>> start Information shown
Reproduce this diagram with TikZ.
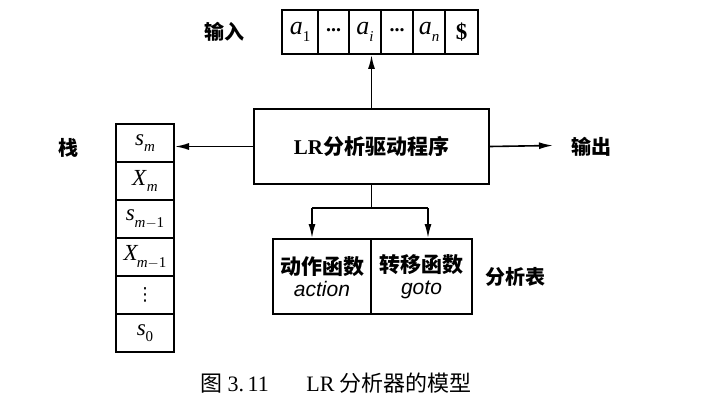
\documentclass[tikz,border=0pt]{standalone}
\usepackage{fontspec}
\setmainfont{Liberation Serif}
\newfontfamily\cjk{Noto Sans CJK SC}
\newfontfamily\itsans{Liberation Sans}
\newfontfamily\symf{DejaVu Sans}
\usetikzlibrary{arrows.meta}
\newcommand\symb[2]{\textit{#1}\raisebox{-0.28em}{\fontsize{15}{15}\selectfont #2}}
\begin{document}
\begin{tikzpicture}[x=1pt,y=-1pt,
  box/.style={draw, line width=2pt, inner sep=0pt, anchor=north west},
  arr/.style={-{Latex[length=14pt,width=7pt]}, line width=1.6pt},
  ln/.style={line width=1.6pt},
  lbl/.style={font=\cjk\bfseries\fontsize{20}{20}\selectfont},
  tape/.style={box, minimum height=44pt, font=\fontsize{26}{26}\selectfont},
  stk/.style={box, minimum width=58pt, minimum height=38pt, font=\fontsize{23}{23}\selectfont},
  tbl/.style={box, minimum height=75pt, align=center, font=\fontsize{21}{24}\selectfont}]
\useasboundingbox (0,0) rectangle (725,417);

% input tape
\node[tape, minimum width=36pt] (t1) at (281,9) {\symb{a}{1}};
\node[tape, minimum width=31pt] (t2) at (317,9) {\fontsize{20}{20}\selectfont\raisebox{0.15em}{\textbf{...}}};
\node[tape, minimum width=32pt] (t3) at (348,9) {\symb{a}{\textit{i}}};
\node[tape, minimum width=32pt] (t4) at (380,9) {\fontsize{20}{20}\selectfont\raisebox{0.15em}{\textbf{...}}};
\node[tape, minimum width=32pt] (t5) at (412,9) {\symb{a}{\textit{n}}};
\node[tape, minimum width=33pt] (t6) at (444,9) {\fontsize{23}{23}\selectfont\textbf{\$}};
\node[lbl] (lin) at (224,32) {输入};

% stack
\node[stk] (k1) at (115,123) {\symb{s}{\textit{m}}};
\node[stk] (k2) at (115,161) {\symb{X}{\textit{m}}};
\node[stk] (k3) at (115,199) {\symb{s}{\textit{m}$-$1}};
\node[stk] (k4) at (115,237) {\symb{X\kern-1pt}{\textit{m}$-$1}};
\node[stk] (k5) at (115,275) {\symf\fontsize{18}{18}\selectfont ⋮};
\node[stk] (k6) at (115,313) {\symb{s}{0}};
\node[lbl] (lstk) at (68,148) {栈};

% driver
\node[box, minimum width=235pt, minimum height=75pt,
      font=\bfseries\fontsize{21}{21}\selectfont] (drv) at (253,108) {LR{\cjk 分析驱动程序}};

\draw[arr] (drv.north) -- (drv.north |- t3.south);
\draw[arr] (drv.west) -- (drv.west -| k1.east);
\coordinate (outend) at (553,145.5);
\draw[arr] (drv.east) -- (outend);
\node[lbl] (lout) at (591,147) {输出};

% parse table
\node[tbl, minimum width=98pt] (act) at (272,238) {{\cjk\bfseries 动作函数}\\[-2pt]{\itsans\itshape action}};
\node[tbl, minimum width=101pt] (gto) at (370,238) {{\cjk\bfseries 转移函数}\\[-2pt]{\itsans\itshape goto}};
\node[lbl] (ltbl) at (515,277) {分析表};

\coordinate (bl) at (312,208);
\coordinate (brr) at (428,208);
\draw[ln] (drv.south) -- (drv.south |- bl);
\draw[ln] (bl) -- (brr);
\draw[arr] (bl) -- (bl |- act.north);
\draw[arr] (brr) -- (brr |- gto.north);

% caption
\node[font=\fontsize{22}{22}\selectfont] (cap) at (336,383) {{\cjk 图} 3.\,11\hspace{1.7em}LR {\cjk 分析器的模型}};
\end{tikzpicture}
\end{document}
>> end Information shown
Direction:
Print the whole listing above once more, word for word, without its pictures.

Solution for this exercise:
Reproduce this diagram with TikZ.
\documentclass[tikz,border=0pt]{standalone}
\usepackage{fontspec}
\setmainfont{Liberation Serif}
\newfontfamily\cjk{Noto Sans CJK SC}
\newfontfamily\itsans{Liberation Sans}
\newfontfamily\symf{DejaVu Sans}
\usetikzlibrary{arrows.meta}
\newcommand\symb[2]{\textit{#1}\raisebox{-0.28em}{\fontsize{15}{15}\selectfont #2}}
\begin{document}
\begin{tikzpicture}[x=1pt,y=-1pt,
  box/.style={draw, line width=2pt, inner sep=0pt, anchor=north west},
  arr/.style={-{Latex[length=14pt,width=7pt]}, line width=1.6pt},
  ln/.style={line width=1.6pt},
  lbl/.style={font=\cjk\bfseries\fontsize{20}{20}\selectfont},
  tape/.style={box, minimum height=44pt, font=\fontsize{26}{26}\selectfont},
  stk/.style={box, minimum width=58pt, minimum height=38pt, font=\fontsize{23}{23}\selectfont},
  tbl/.style={box, minimum height=75pt, align=center, font=\fontsize{21}{24}\selectfont}]
\useasboundingbox (0,0) rectangle (725,417);

% input tape
\node[tape, minimum width=36pt] (t1) at (281,9) {\symb{a}{1}};
\node[tape, minimum width=31pt] (t2) at (317,9) {\fontsize{20}{20}\selectfont\raisebox{0.15em}{\textbf{...}}};
\node[tape, minimum width=32pt] (t3) at (348,9) {\symb{a}{\textit{i}}};
\node[tape, minimum width=32pt] (t4) at (380,9) {\fontsize{20}{20}\selectfont\raisebox{0.15em}{\textbf{...}}};
\node[tape, minimum width=32pt] (t5) at (412,9) {\symb{a}{\textit{n}}};
\node[tape, minimum width=33pt] (t6) at (444,9) {\fontsize{23}{23}\selectfont\textbf{\$}};
\node[lbl] (lin) at (224,32) {输入};

% stack
\node[stk] (k1) at (115,123) {\symb{s}{\textit{m}}};
\node[stk] (k2) at (115,161) {\symb{X}{\textit{m}}};
\node[stk] (k3) at (115,199) {\symb{s}{\textit{m}$-$1}};
\node[stk] (k4) at (115,237) {\symb{X\kern-1pt}{\textit{m}$-$1}};
\node[stk] (k5) at (115,275) {\symf\fontsize{18}{18}\selectfont ⋮};
\node[stk] (k6) at (115,313) {\symb{s}{0}};
\node[lbl] (lstk) at (68,148) {栈};

% driver
\node[box, minimum width=235pt, minimum height=75pt,
      font=\bfseries\fontsize{21}{21}\selectfont] (drv) at (253,108) {LR{\cjk 分析驱动程序}};

\draw[arr] (drv.north) -- (drv.north |- t3.south);
\draw[arr] (drv.west) -- (drv.west -| k1.east);
\coordinate (outend) at (553,145.5);
\draw[arr] (drv.east) -- (outend);
\node[lbl] (lout) at (591,147) {输出};

% parse table
\node[tbl, minimum width=98pt] (act) at (272,238) {{\cjk\bfseries 动作函数}\\[-2pt]{\itsans\itshape action}};
\node[tbl, minimum width=101pt] (gto) at (370,238) {{\cjk\bfseries 转移函数}\\[-2pt]{\itsans\itshape goto}};
\node[lbl] (ltbl) at (515,277) {分析表};

\coordinate (bl) at (312,208);
\coordinate (brr) at (428,208);
\draw[ln] (drv.south) -- (drv.south |- bl);
\draw[ln] (bl) -- (brr);
\draw[arr] (bl) -- (bl |- act.north);
\draw[arr] (brr) -- (brr |- gto.north);

% caption
\node[font=\fontsize{22}{22}\selectfont] (cap) at (336,383) {{\cjk 图} 3.\,11\hspace{1.7em}LR {\cjk 分析器的模型}};
\end{tikzpicture}
\end{document}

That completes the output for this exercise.